BEIJING - China's President Xi Jinping and Shinzo Abe of Japan are locked in a spiralling diplomatic standoff but their burgeoning rivalry contrasts with striking personal parallels between the two, analysts say.
While they have emerged through very different systems, one a democracy and the other a one-party state, they are both sons of elite politicians, have suffered serious personal or political setbacks and spout dreamy, patriotic visions for the future.
Similarities in outlook underlie their nationalist and economic agendas, and both are seeking to rejuvenate their countries, the world's second- and third-biggest economies.

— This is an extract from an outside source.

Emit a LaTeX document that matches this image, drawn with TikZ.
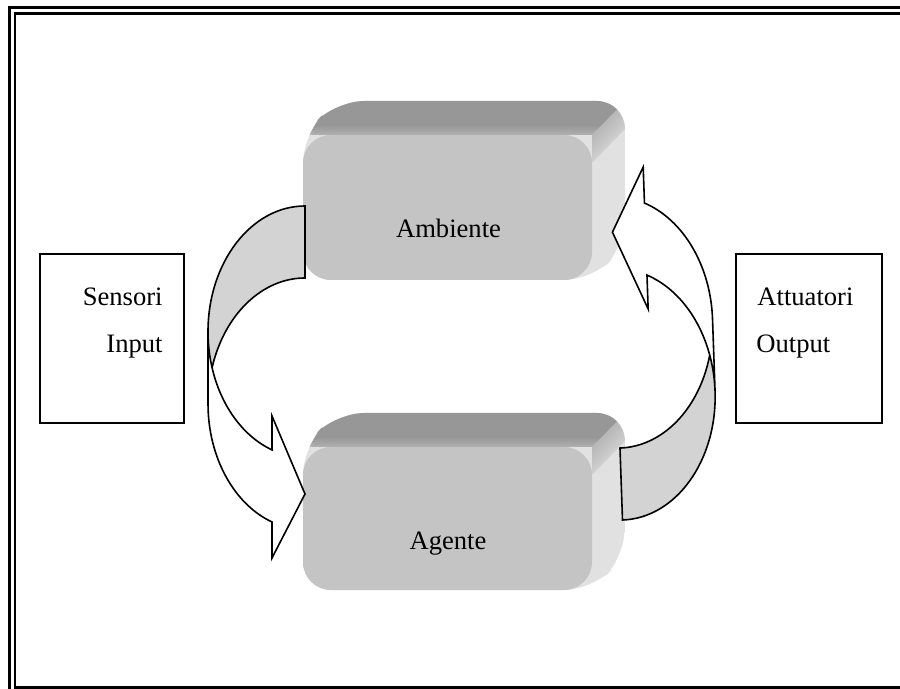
\documentclass[tikz,border=0pt]{standalone}
\usepackage{fontspec}
\setmainfont{Liberation Serif}

\definecolor{frontgray}{HTML}{C4C4C4}
\definecolor{topdark}{HTML}{979797}
\definecolor{toplight}{HTML}{B0B0B0}
\definecolor{sidegray}{HTML}{E1E1E1}
\definecolor{sidedark}{HTML}{A6A6A6}
\definecolor{bandgray}{HTML}{D3D3D3}

% gradient for the top face of the solid blocks
\pgfdeclareverticalshading{topface}{100bp}{color(0bp)=(toplight); color(25bp)=(toplight); color(40bp)=(topdark); color(100bp)=(topdark)}

% solid block: front face from (#1,#2) to (#3,#4), extruded up and to the right
\newcommand{\extrudedbox}[4]{%
  \begin{scope}
    \clip[rounded corners=14] (#1,#4) -- (#1,#2) -- ({#1+33},{#2-34}) -- ({#3+33},{#2-34})
      -- ({#3+33},{#4-34}) -- (#3,#4) -- cycle;
    % right face
    \fill[sidegray] (#1,{#2-34}) rectangle ({#3+33},#4);
    % bevel between top and right faces
    \shade[top color=sidedark, bottom color=sidegray, shading angle=45]
      (#3,#2) -- ({#3+33},{#2-34}) -- ({#3+33},{#2-6}) -- (#3,{#2+28}) -- cycle;
    % top face
    \shade[shading=topface] (#1,#2) -- ({#1+33},{#2-34}) -- ({#3+33},{#2-34}) -- (#3,#2) -- cycle;
  \end{scope}
  \fill[frontgray, rounded corners=14] (#1,#2) rectangle (#3,#4);
}

% curved ribbon arrow, tail at the origin, head pointing right at the bottom
\newcommand{\bandarrow}{%
  % turned-over part of the ribbon
  \fill[bandgray] (0,72) arc[start angle=270, end angle=196.64, x radius=97, y radius=125.7]
    arc[start angle=163.36, end angle=270, x radius=97, y radius=125.7] -- cycle;
  % front part with the head
  \fill[white] (-97,125.7) arc[start angle=180, end angle=109.9, x radius=97, y radius=125.7]
    -- (-33,210) -- (0,288) -- (-33,352) -- (-33,316)
    arc[start angle=109.9, end angle=180, x radius=97, y radius=125.7] -- cycle;
  % outline
  \draw[bandline] (-97,125.7) arc[start angle=180, end angle=109.9, x radius=97, y radius=125.7]
    -- (-33,210) -- (0,288) -- (-33,352) -- (-33,316)
    arc[start angle=109.9, end angle=180, x radius=97, y radius=125.7]
    -- (-97,125.7) arc[start angle=180, end angle=270, x radius=97, y radius=125.7]
    -- (0,72) arc[start angle=270, end angle=196.64, x radius=97, y radius=125.7];
}

\begin{document}
\begin{tikzpicture}[x=0.5pt, y=-0.5pt,
  frameline/.style={line width=1.25pt, black},
  labelbox/.style={draw, line width=0.75pt, fill=white},
  bandline/.style={line width=0.8pt, line join=miter},
  lbl/.style={inner sep=0pt, font=\fontsize{13.3}{16}\selectfont}]

  % page area
  \fill[white] (0,0) rectangle (900,689);
  \useasboundingbox (0,0) rectangle (900,689);

  % double frame
  \draw[frameline] (9.5,689) -- (9.5,7.5) -- (900,7.5);
  \draw[frameline] (900,13.5) -- (14.8,13.5) -- (14.8,687.5) -- (900,687.5);

  % side boxes
  \draw[labelbox] (40,254) rectangle (184,423);
  \draw[labelbox] (736,254) rectangle (882,423);
  \node[lbl, anchor=base east] (sensori) at (163,306) {Sensori};
  \node[lbl, anchor=base east] (input) at (163,353) {Input};
  \node[lbl, anchor=base west] (attuatori) at (757,306) {Attuatori};
  \node[lbl, anchor=base west] (output) at (756,353) {Output};

  % blocks
  \extrudedbox{303}{135}{592}{280}
  \extrudedbox{303}{447}{592}{590}

  % ribbon arrows
  \begin{scope}[shift={(305,206)}]
    \bandarrow
  \end{scope}
  \begin{scope}[shift={(622.5,520)}, rotate=182]
    \bandarrow
  \end{scope}

  % block labels
  \node[lbl, anchor=base] (ambiente) at (448.5,237.7) {Ambiente};
  \node[lbl, anchor=base] (agente) at (448,550) {Agente};
\end{tikzpicture}
\end{document}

"These personality traits and similar historical background, I think they do matter because for both Xi Jinping and Abe, nationalism has been a potent force which they can exploit to consolidate their position," said Willy Lam, a politics expert at the Chinese University of Hong Kong.
Abe's visit to Tokyo's controversial Yasukuni Shrine, which honours several high-level officials executed for war crimes after World War II, is the latest spark between the countries after Beijing declared a defence identification zone in airspace over islands claimed by both but controlled by Tokyo.
Abe and Xi both came to power in late 2012, Xi anointed as Communist Party general secretary and Abe elected Japan's prime minister after an aborted first term five years earlier.
Xi has pushed what he calls the "Chinese Dream" and has referred to the "great renaissance of the Chinese nation", vowing to pursue a stronger military, overhaul an outmoded economic growth model and cleanse a ruling party riven with corruption.
Abe was voted in vowing to rejuvenate Japan's long moribund economy after two so-called "lost decades", amend its war-renouncing constitution and take a more positive view of Japan's past with the slogan: "Take back Japan".